Н. В. ГОГОЛЬ — П. А. ПЛЕТНЕВУ
Неаполь, ок. 1 дек. 1846 г. [Из письма-статьи о «Современнике», которое Гоголь писал, не зная, что «Современник» уже перешел от Плетнева к Некрасову и Панаеву. ]
…Что же касается до меня самого, то я по-прежнему не могу быть работящим и ревностным вкладчиком в твой «Современник». Ты уже сам почувствовал, что меня нельзя назвать писателем в строгом классическом смысле. Из всех тех, которые начали писать со мною вместе еще в лета моего школьного юношества, у меня менее, чем у всех других, замечались те свойства, которые составляют необходимые условия писателя. Скажу тебе, что даже в самых ранних помышлениях моих о будущем поприще моем никогда не представлялось мне поприще писателя. Столкнулся я с ним почти нечаянно. Некоторые мои наблюдения над некоторыми сторонами жизни, мне нужными для дела душевного, издавна меня занимавшего, были виной того, что я взялся за перо и вздумал преждевременно поделиться с читателем тем, чем мне следовало поделиться уже потом, по совершении моего собственного воспитанья. Мне доставалось трудно всё то, что достается легко природному писателю. Я до сих пор, как ни бьюсь, не могу обработать слог и язык свой — первые необходимые орудия всякого писателя: они у меня до сих пор в таком неряшестве, как ни у кого даже из дурных писателей, так что надо мной имеет право посмеяться едва начинающий школьник. Всё мною написанное замечательно только в психологическом значении, но оно никак не может быть образцом словесности, и тот наставник поступит неосторожно, кто посоветует своим ученикам учиться у меня искусству писать, или, подобно мне, живописать природу: он заставит их производить карикатуры. Доказательство этому можешь видеть на некоторых молодых и неопытных подражателях моих, которые именно через это самое подражание стали несравненно ниже самих себя, лишив себя своей собственной самостоятельности. У меня никогда не было стремленья быть отголоском всего и отражать в себе действительность, как она есть вокруг нас, стремленья, которое тревожит поэта во всё продолженье его жизни и умирает в нем только с его собственной смертью. Я даже не могу заговорить теперь ни о чем, кроме того, что близко моей собственной душе. Итак, если я почувствую, что чистосердечный голос мой будет истинно нужен кому-нибудь и слово мое может принести какое-нибудь внутреннее примирение человеку, тогда у тебя в «Современнике» будет моя статья; если же нет — ее не будет, и ты на меня за это никак не гневайся.

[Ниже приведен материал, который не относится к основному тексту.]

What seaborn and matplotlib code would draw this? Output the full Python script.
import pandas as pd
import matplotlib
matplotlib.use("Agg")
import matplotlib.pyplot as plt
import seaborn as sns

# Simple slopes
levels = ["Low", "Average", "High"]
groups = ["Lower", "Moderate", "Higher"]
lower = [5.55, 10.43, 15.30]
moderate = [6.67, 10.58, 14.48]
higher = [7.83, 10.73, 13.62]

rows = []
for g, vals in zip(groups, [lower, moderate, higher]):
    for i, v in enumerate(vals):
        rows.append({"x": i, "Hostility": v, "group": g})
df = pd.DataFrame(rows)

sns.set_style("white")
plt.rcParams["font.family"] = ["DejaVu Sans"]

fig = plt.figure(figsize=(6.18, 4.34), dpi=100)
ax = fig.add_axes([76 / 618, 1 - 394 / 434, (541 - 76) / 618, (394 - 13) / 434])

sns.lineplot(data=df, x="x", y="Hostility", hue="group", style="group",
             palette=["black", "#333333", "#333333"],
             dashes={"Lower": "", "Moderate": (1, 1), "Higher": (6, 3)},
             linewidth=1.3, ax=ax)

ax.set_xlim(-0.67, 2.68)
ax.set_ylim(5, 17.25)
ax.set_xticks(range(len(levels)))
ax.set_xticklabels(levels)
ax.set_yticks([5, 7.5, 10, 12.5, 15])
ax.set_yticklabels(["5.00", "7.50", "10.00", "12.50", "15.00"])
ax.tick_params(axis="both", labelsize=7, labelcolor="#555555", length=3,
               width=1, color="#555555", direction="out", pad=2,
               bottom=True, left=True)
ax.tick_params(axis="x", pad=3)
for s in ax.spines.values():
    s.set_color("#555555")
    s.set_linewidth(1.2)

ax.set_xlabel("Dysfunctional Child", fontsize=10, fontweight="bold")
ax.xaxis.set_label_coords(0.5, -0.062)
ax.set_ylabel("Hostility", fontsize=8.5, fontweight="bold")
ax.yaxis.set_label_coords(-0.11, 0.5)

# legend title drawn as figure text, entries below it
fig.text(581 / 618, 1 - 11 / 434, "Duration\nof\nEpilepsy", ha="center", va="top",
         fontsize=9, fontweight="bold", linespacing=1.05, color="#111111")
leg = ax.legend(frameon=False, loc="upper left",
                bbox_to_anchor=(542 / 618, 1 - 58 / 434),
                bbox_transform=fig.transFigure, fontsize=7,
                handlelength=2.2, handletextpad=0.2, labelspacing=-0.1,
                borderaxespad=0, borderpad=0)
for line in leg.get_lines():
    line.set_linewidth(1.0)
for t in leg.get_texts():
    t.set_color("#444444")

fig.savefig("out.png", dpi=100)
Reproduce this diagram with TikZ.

«Письма», III, стр. 275–276.
ПОРАЖЕНИЕ
В. П. БОТКИН — П. В. АННЕНКОВУ
Москва, 28 февраля 1847 г.
…Можете представить себе, какое странное впечатление произвела здесь книга Гоголя; но замечательно также и то, что все журналы отозвались о ней, как о произведении больного и полупомешанного человека; один только Булгарин приветствовал Гоголя, но таким язвительным тоном, что эта похвала для Гоголя хуже пощечины. [В «Северной Пчеле», 1847 г., № 8 Булгарин писал о Гоголе: «Последним сочинением он доказал, что у него есть сердце и чувство, и что он дурными советами увлечен был на грязную дорогу, прозванную нами натуральною школою. Отныне начинается новая жизнь для Гоголя…» и т. п. ] Этот факт для меня имеет важность: значит, что в русской литературе есть направление, с которого не совратить ее и таланту посильнее Гоголя; русская литература брала в Гоголе то, что ей нравилось, а теперь выбросила его, как скорлупку выеденного яйца. Воображаю, какой удар будет напыщенному невежеству Гоголя, и ничего бы так не желал теперь, как вашей с ним встречи. Он теперь в Неаполе; говорят, что ходит каждый день к обедне и с большим усердием молится богу. Замечательно еще то, что здесь славянская партия теперь отказывается от него, хотя и сама она натолкнула на эту дорогу. Хотелось бы мне сообщить вам обстоятельно о здешних славянофилах, но эти господа так разделены в своих доктринах, так что, что голова, то особое мнение; разумеется, и в них есть правая и левая стороны, и правой стороне книга Гоголя пришлась совершенно по сердцу. [«Правая» — Языков (умер в 1846 г.), Вигель; позже к защитникам «Выбранных мест» примкнул колебавшийся вначале Шевырев (Погодин по личным причинам отнесся иначе). Из петербургских литераторов защищали «Выбранные места» Плетнев и Вяземский. ]
«П. В. Анненков и его друзья». П., 1892 г., стр. 528–530.